His first video, released this summer, showed a worker in Biddeford seeming to suggest that the man could report no income, and thus would be more likely to receive benefits, because the income wasn’t documented by paychecks.

Conservative groups said the video exposed the “potential for fraud,” although the man simply walked away with an application form and never applied for or received benefits.

Gov. Paul LePage said the video indicated that Department of Health and Human Services workers needed more training and he pointed out that no actual fraud took place.

The second video attracted less attention and it showed a worker in Portland simply going through the guidelines and procedure of applying for benefits. Even conservative groups, such as the Maine Heritage Policy Center, praised the worker as “well-trained” and “knowledgeable.”
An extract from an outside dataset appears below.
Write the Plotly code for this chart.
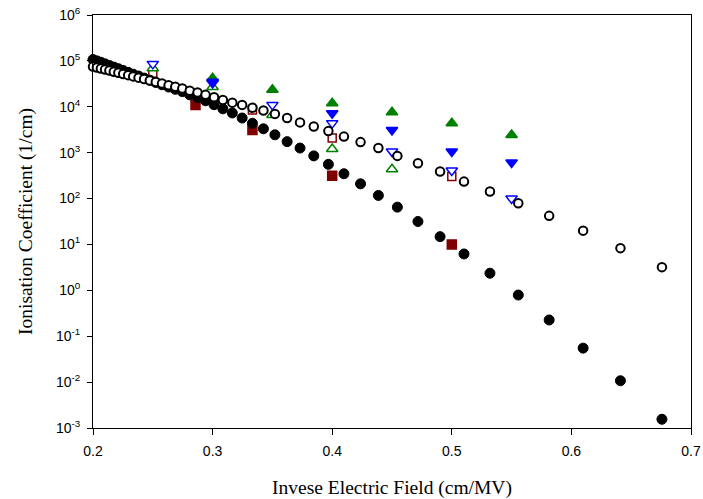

O’Keefe said his hidden camera techniques began in college at Rutgers University, where he taped a university official meeting with a small group of students demanding that the Lucky Charms cereal be removed from dining halls because it was derogatory to Irish-Americans. College officials gave in to political correctness until O’Keefe released the tape.

His most famous video showed workers for the community action group Acorn open to the idea of supporting a prostitution ring as a business eligible for aid. The videos eventually led to the loss of federal funds for Acorn, which has since disbanded.
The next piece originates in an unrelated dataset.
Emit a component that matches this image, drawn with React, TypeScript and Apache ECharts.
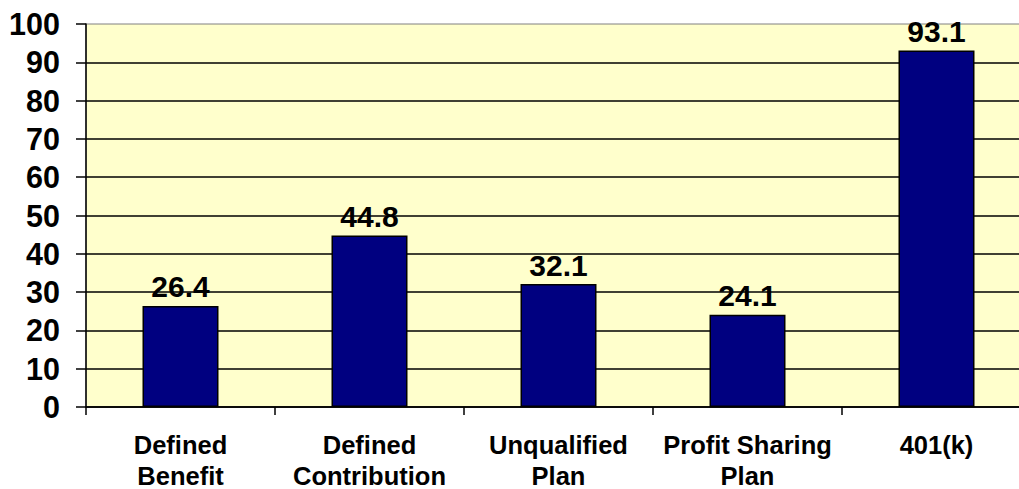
import React, { useEffect, useRef } from "react";
import * as echarts from "echarts";

const categories = [
  "Defined\nBenefit",
  "Defined\nContribution",
  "Unqualified\nPlan",
  "Profit Sharing\nPlan",
  "401(k)",
];
const values = [26.4, 44.8, 32.1, 24.1, 93.1];
const yMin = 0;
const yMax = 100;
const yInterval = 10;

const FONT = "'Liberation Sans', Arial, sans-serif";

export default function App() {
  const ref = useRef<HTMLDivElement>(null);
  useEffect(() => {
    if (!ref.current) return;
    const chart = echarts.init(ref.current, null, { renderer: "svg" });
    chart.setOption({
      animation: false,
      backgroundColor: "#ffffff",
      grid: {
        left: 86,
        top: 24,
        width: 945,
        height: 383,
        show: true,
        backgroundColor: "#FFFFCC",
        borderColor: "#808080",
        borderWidth: 1,
        containLabel: false,
        outerBoundsMode: "none",
      },
      xAxis: {
        type: "category",
        data: categories,
        axisLine: { show: true, lineStyle: { color: "#000", width: 1.5 } },
        axisTick: {
          show: true,
          alignWithLabel: false,
          length: 8,
          lineStyle: { color: "#000", width: 1.5 },
        },
        axisLabel: {
          color: "#000",
          fontFamily: FONT,
          fontWeight: "bold",
          fontSize: 25.5,
          lineHeight: 31,
          margin: 22,
          interval: 0,
        },
      },
      yAxis: {
        type: "value",
        min: yMin,
        max: yMax,
        interval: yInterval,
        axisLine: { show: true, lineStyle: { color: "#000", width: 1.5 } },
        axisTick: {
          show: true,
          length: 10,
          lineStyle: { color: "#000", width: 1.5 },
        },
        splitLine: {
          show: true,
          showMaxLine: false,
          lineStyle: { color: "#000", width: 1.5 },
        },
        axisLabel: {
          color: "#000",
          fontFamily: FONT,
          fontWeight: "bold",
          fontSize: 30.5,
          margin: 26,
        },
      },
      series: [
        {
          type: "bar",
          data: values,
          barWidth: 76,
          itemStyle: {
            color: "#000080",
            borderColor: "#000",
            borderWidth: 1.5,
          },
          label: {
            show: true,
            position: "top",
            distance: 4,
            color: "#000",
            fontFamily: FONT,
            fontWeight: "bold",
            fontSize: 30,
          },
        },
      ],
    });
    return () => chart.dispose();
  }, []);
  return (
    <div
      ref={ref}
      style={{ position: "fixed", left: 0, top: 0, width: 1019, height: 489 }}
    />
  );
}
O’Keefe said he anticipated critics’ reactions and used them as a tool. He said he released an edited version first, because he knew critics would allege the snippets were taken out of context or doctored, and he was able to respond by releasing the entire tape.

Expecting that critics would suggest one example was an isolated incident, he held back and then released tapes of workers in other offices reacting the same way.

“The media is the problem,” O’Keefe said. “Everything that we do, we have to keep in mind the fact that the media will protest.”

O’Keefe’s talk was sponsored by the Maine branch of Americans for Prosperity, which also released his Maine videos this summer.